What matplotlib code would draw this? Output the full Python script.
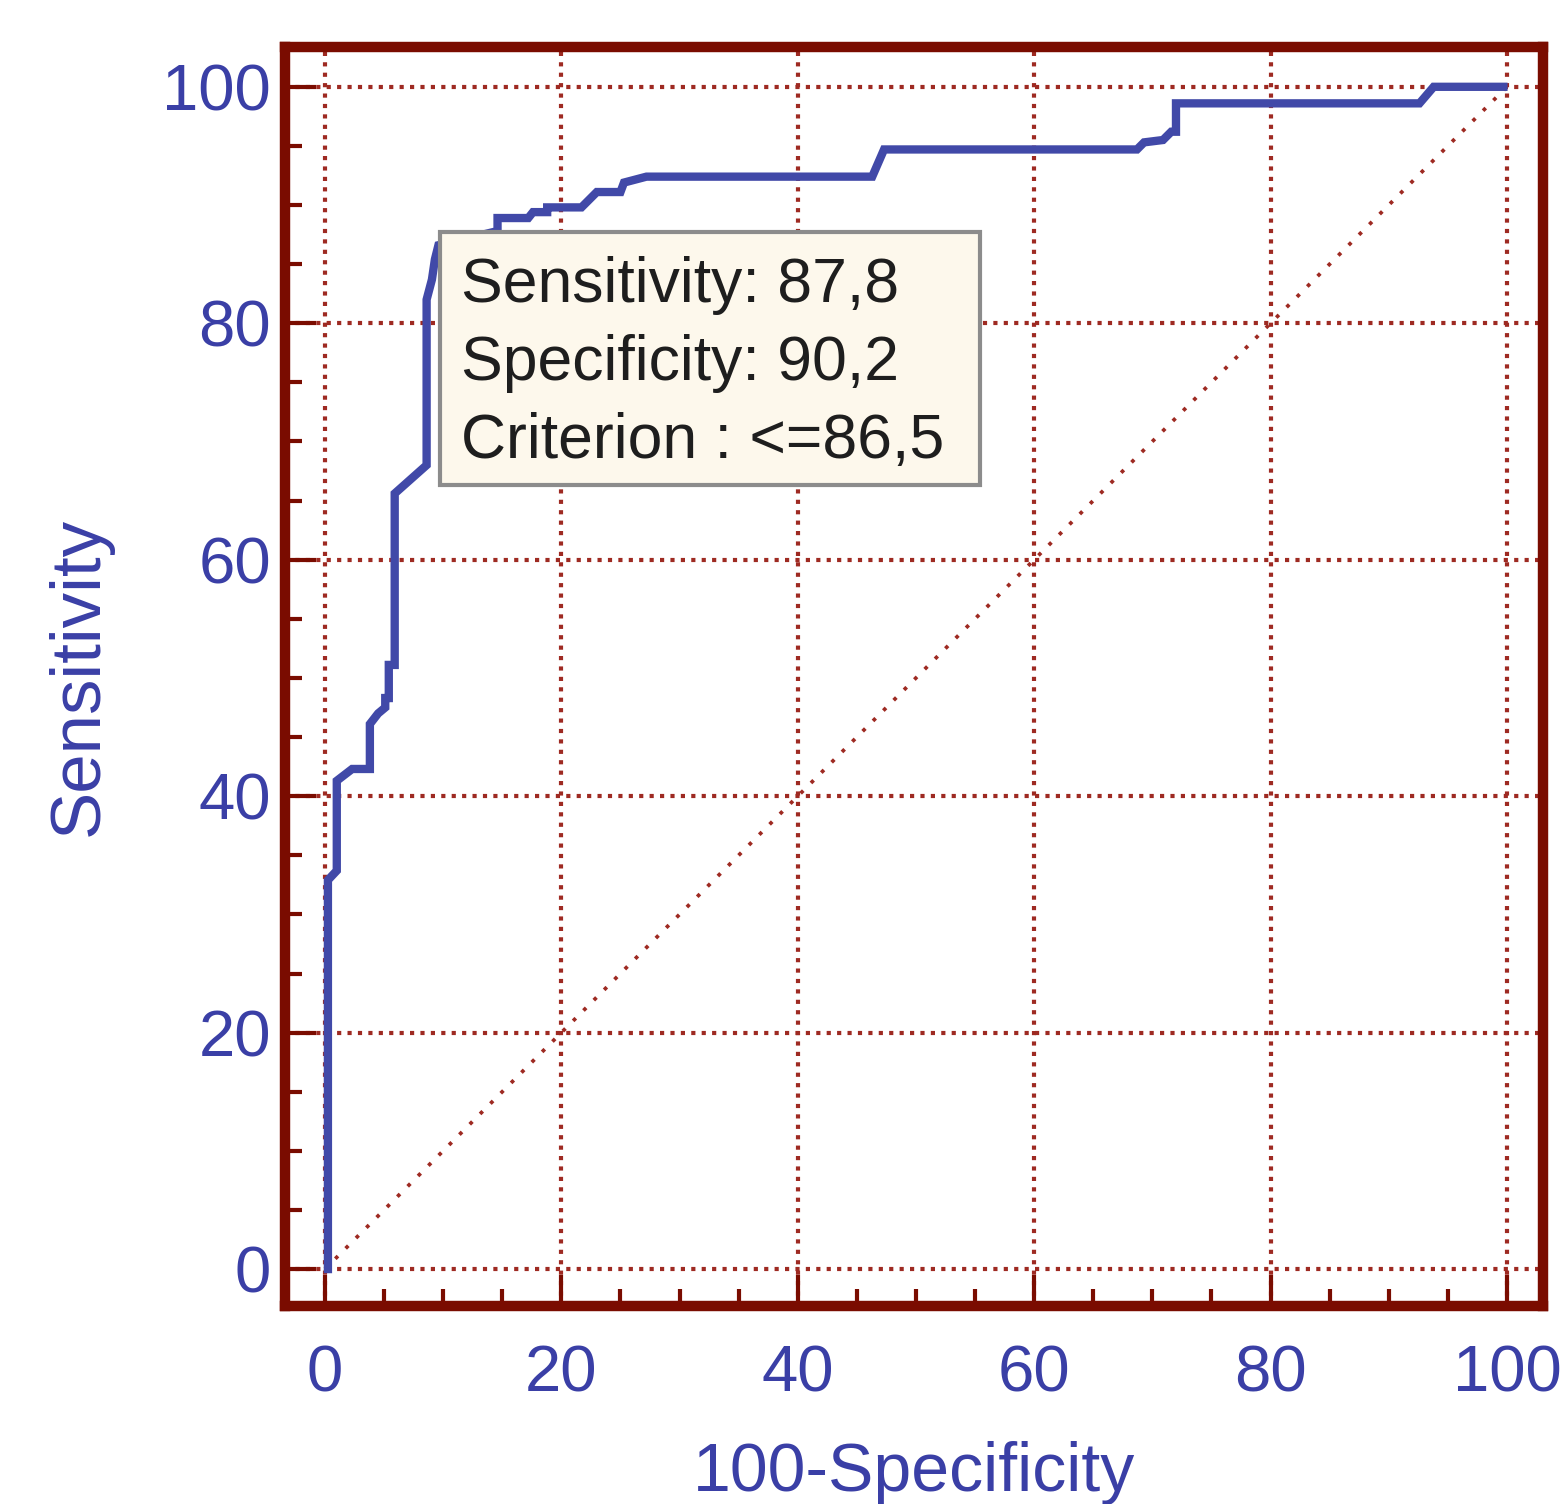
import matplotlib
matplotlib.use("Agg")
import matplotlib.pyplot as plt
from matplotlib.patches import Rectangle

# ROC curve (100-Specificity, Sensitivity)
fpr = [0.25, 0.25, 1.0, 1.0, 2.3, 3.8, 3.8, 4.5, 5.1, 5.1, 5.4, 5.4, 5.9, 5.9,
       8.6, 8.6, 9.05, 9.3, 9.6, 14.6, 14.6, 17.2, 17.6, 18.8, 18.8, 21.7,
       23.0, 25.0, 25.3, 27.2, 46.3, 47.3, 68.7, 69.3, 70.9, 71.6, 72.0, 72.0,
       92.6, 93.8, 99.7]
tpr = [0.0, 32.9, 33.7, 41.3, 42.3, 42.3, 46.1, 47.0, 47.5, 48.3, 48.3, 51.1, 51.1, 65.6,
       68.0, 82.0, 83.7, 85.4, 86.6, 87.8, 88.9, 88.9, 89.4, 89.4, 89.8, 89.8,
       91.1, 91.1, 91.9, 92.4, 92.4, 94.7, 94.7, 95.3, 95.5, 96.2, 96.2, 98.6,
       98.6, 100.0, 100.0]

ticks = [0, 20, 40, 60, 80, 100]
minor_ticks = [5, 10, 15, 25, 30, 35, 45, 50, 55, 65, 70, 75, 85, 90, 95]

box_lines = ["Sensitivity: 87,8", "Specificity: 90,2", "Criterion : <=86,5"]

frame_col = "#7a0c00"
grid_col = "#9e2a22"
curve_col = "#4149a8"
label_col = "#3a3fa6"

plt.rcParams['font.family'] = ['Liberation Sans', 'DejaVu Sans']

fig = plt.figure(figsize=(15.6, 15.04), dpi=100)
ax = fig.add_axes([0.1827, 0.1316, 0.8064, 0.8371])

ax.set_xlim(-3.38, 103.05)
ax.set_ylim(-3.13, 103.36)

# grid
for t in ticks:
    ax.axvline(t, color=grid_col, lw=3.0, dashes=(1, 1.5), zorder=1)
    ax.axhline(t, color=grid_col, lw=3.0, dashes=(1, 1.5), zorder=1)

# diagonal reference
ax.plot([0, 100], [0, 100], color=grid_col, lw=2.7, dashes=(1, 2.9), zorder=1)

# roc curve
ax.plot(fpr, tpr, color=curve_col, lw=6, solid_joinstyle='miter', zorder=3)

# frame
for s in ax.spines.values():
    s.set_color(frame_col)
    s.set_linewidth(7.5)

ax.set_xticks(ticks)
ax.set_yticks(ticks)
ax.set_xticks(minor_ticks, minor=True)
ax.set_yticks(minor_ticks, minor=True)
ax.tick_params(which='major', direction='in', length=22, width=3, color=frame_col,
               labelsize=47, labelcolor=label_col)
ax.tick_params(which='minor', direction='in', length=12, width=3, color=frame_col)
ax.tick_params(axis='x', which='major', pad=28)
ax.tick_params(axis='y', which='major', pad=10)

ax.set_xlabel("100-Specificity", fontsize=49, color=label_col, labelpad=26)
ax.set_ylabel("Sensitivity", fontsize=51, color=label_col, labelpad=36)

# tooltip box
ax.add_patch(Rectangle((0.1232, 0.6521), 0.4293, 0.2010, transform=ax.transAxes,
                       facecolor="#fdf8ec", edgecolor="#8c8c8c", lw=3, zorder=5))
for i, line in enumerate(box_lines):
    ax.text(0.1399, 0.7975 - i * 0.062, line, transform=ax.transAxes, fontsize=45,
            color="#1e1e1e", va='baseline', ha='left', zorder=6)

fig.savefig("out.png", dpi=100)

----

Written instruction
Reproduce the whole listing above word for word, but not its pictures.

Answer below
What matplotlib code would draw this? Output the full Python script.
import matplotlib
matplotlib.use("Agg")
import matplotlib.pyplot as plt
from matplotlib.patches import Rectangle

# ROC curve (100-Specificity, Sensitivity)
fpr = [0.25, 0.25, 1.0, 1.0, 2.3, 3.8, 3.8, 4.5, 5.1, 5.1, 5.4, 5.4, 5.9, 5.9,
       8.6, 8.6, 9.05, 9.3, 9.6, 14.6, 14.6, 17.2, 17.6, 18.8, 18.8, 21.7,
       23.0, 25.0, 25.3, 27.2, 46.3, 47.3, 68.7, 69.3, 70.9, 71.6, 72.0, 72.0,
       92.6, 93.8, 99.7]
tpr = [0.0, 32.9, 33.7, 41.3, 42.3, 42.3, 46.1, 47.0, 47.5, 48.3, 48.3, 51.1, 51.1, 65.6,
       68.0, 82.0, 83.7, 85.4, 86.6, 87.8, 88.9, 88.9, 89.4, 89.4, 89.8, 89.8,
       91.1, 91.1, 91.9, 92.4, 92.4, 94.7, 94.7, 95.3, 95.5, 96.2, 96.2, 98.6,
       98.6, 100.0, 100.0]

ticks = [0, 20, 40, 60, 80, 100]
minor_ticks = [5, 10, 15, 25, 30, 35, 45, 50, 55, 65, 70, 75, 85, 90, 95]

box_lines = ["Sensitivity: 87,8", "Specificity: 90,2", "Criterion : <=86,5"]

frame_col = "#7a0c00"
grid_col = "#9e2a22"
curve_col = "#4149a8"
label_col = "#3a3fa6"

plt.rcParams['font.family'] = ['Liberation Sans', 'DejaVu Sans']

fig = plt.figure(figsize=(15.6, 15.04), dpi=100)
ax = fig.add_axes([0.1827, 0.1316, 0.8064, 0.8371])

ax.set_xlim(-3.38, 103.05)
ax.set_ylim(-3.13, 103.36)

# grid
for t in ticks:
    ax.axvline(t, color=grid_col, lw=3.0, dashes=(1, 1.5), zorder=1)
    ax.axhline(t, color=grid_col, lw=3.0, dashes=(1, 1.5), zorder=1)

# diagonal reference
ax.plot([0, 100], [0, 100], color=grid_col, lw=2.7, dashes=(1, 2.9), zorder=1)

# roc curve
ax.plot(fpr, tpr, color=curve_col, lw=6, solid_joinstyle='miter', zorder=3)

# frame
for s in ax.spines.values():
    s.set_color(frame_col)
    s.set_linewidth(7.5)

ax.set_xticks(ticks)
ax.set_yticks(ticks)
ax.set_xticks(minor_ticks, minor=True)
ax.set_yticks(minor_ticks, minor=True)
ax.tick_params(which='major', direction='in', length=22, width=3, color=frame_col,
               labelsize=47, labelcolor=label_col)
ax.tick_params(which='minor', direction='in', length=12, width=3, color=frame_col)
ax.tick_params(axis='x', which='major', pad=28)
ax.tick_params(axis='y', which='major', pad=10)

ax.set_xlabel("100-Specificity", fontsize=49, color=label_col, labelpad=26)
ax.set_ylabel("Sensitivity", fontsize=51, color=label_col, labelpad=36)

# tooltip box
ax.add_patch(Rectangle((0.1232, 0.6521), 0.4293, 0.2010, transform=ax.transAxes,
                       facecolor="#fdf8ec", edgecolor="#8c8c8c", lw=3, zorder=5))
for i, line in enumerate(box_lines):
    ax.text(0.1399, 0.7975 - i * 0.062, line, transform=ax.transAxes, fontsize=45,
            color="#1e1e1e", va='baseline', ha='left', zorder=6)

fig.savefig("out.png", dpi=100)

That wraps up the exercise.